Africa Integras Announces its First Director of Strategic Partnerships to Support the Sustainability of its University PartnersKajunju, a native of the Democratic Republic of Congo, is the first at Africa Integras to hold this position, which was created to signal Africa Integras’s long-standing commitment to developing world-class learning environments both through physical and social investments.

With its $64 million investment in the University of Ghana well underway, it is now the appropriate moment to support the University’s larger ambitions to ensure this transformative investment in facilities translates into an enhanced academic and social experience for students and faculty overall.

Kajunju brings 15 years of experience as an entrepreneurial nonprofit leader. She was most recently the first African-born ever to serve as the President and CEO of the Africa-America Institute (AAI), the oldest nonprofit organization of its kind in the US.

While at AAI, Ms. Kajunju spearheaded AAI’s transformation into an innovative, vital hub of African talent, a convening forum for prominent thought leaders on issues related to Africa, and a repository of extensive information on the continent.

She initiated and directed the implementation of new programs to support higher education in Africa including the Future Leaders Legacy Fund and the East African Development Bank STEM Scholarship Program.

Before AAI, Ms.

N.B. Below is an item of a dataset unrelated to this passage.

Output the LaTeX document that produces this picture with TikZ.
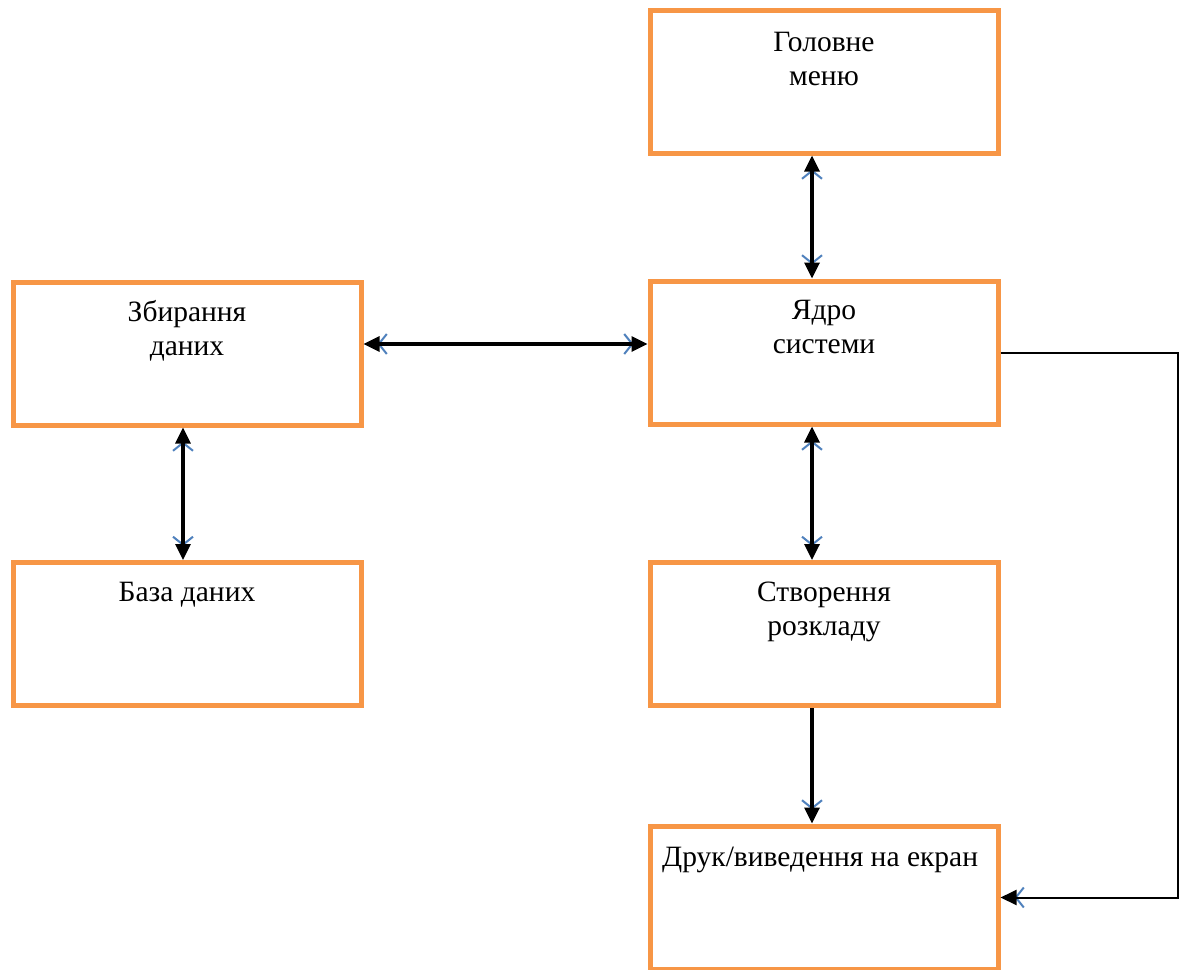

Kajunju was Executive Director of the New York-based Workshop in Business Opportunities (WIBO), a nonprofit organization whose mission is to educate, train and inspire under-resourced entrepreneurs in the tri-state area of New York, New Jersey and Connecticut, where she served as Executive Director for 10 years.

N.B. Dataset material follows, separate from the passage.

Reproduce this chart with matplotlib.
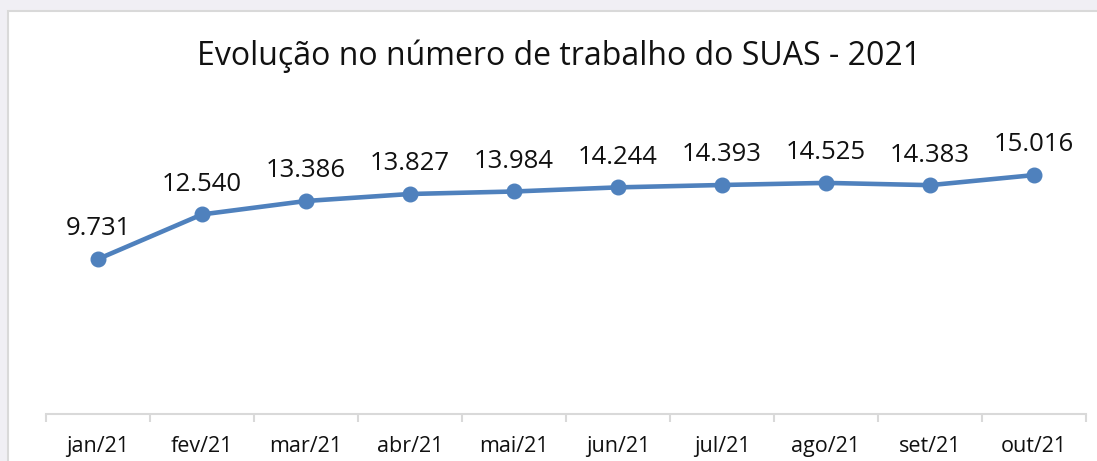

“Amini Kajunju is passionate about investing in the academic and infrastructure needs of African universities,” said Andrea Pizziconi, Managing Director of Africa Integras.

“Her creativity, relationships, and extensive experience working with a variety of for-profit and nonprofit stakeholders is exactly the right fit for what we had in mind for this critical work. Africa cannot realize its economic potential without expanding its educated middle class.

Our university partners are some of the oldest and most respected institutions in the countries where we invest. They are centers of excellence attracting funding, research grants and quality employment opportunities for their students. Kajunju’s efforts will help these institutions realize more ambitious goals in these key areas to complement the additional physical infrastructure they desperately need to expand enrollment.”

As Director of Strategic Partnerships, Kajunju will work closely with Africa Integras’s university parties like the University of Ghana to help them enhance and expand their network of partnerships with academic, financial, private, nonprofit, and governmental organizations, all of whom can support its academic and institutional objectives.

Dedicating resources to this critical relationship-building work, demonstrates AI’s commitment to structuring projects with balanced mutual benefits, both social and financial, that encourage other universities on the continent to explore similar private sector investments.

“Africa Integras is a pioneer in using affordable private sector financing to close the Africa education infrastructure gap which now stands at over $48 billion” said Kajunju. “When this opportunity was presented to me, I knew I had to take it. I could not pass up the chance to play a role in solving a critical problem facing African universities today as they work hard to accommodate exponentially increasing enrollment of students and prepare them for a 21stcentury global economy”.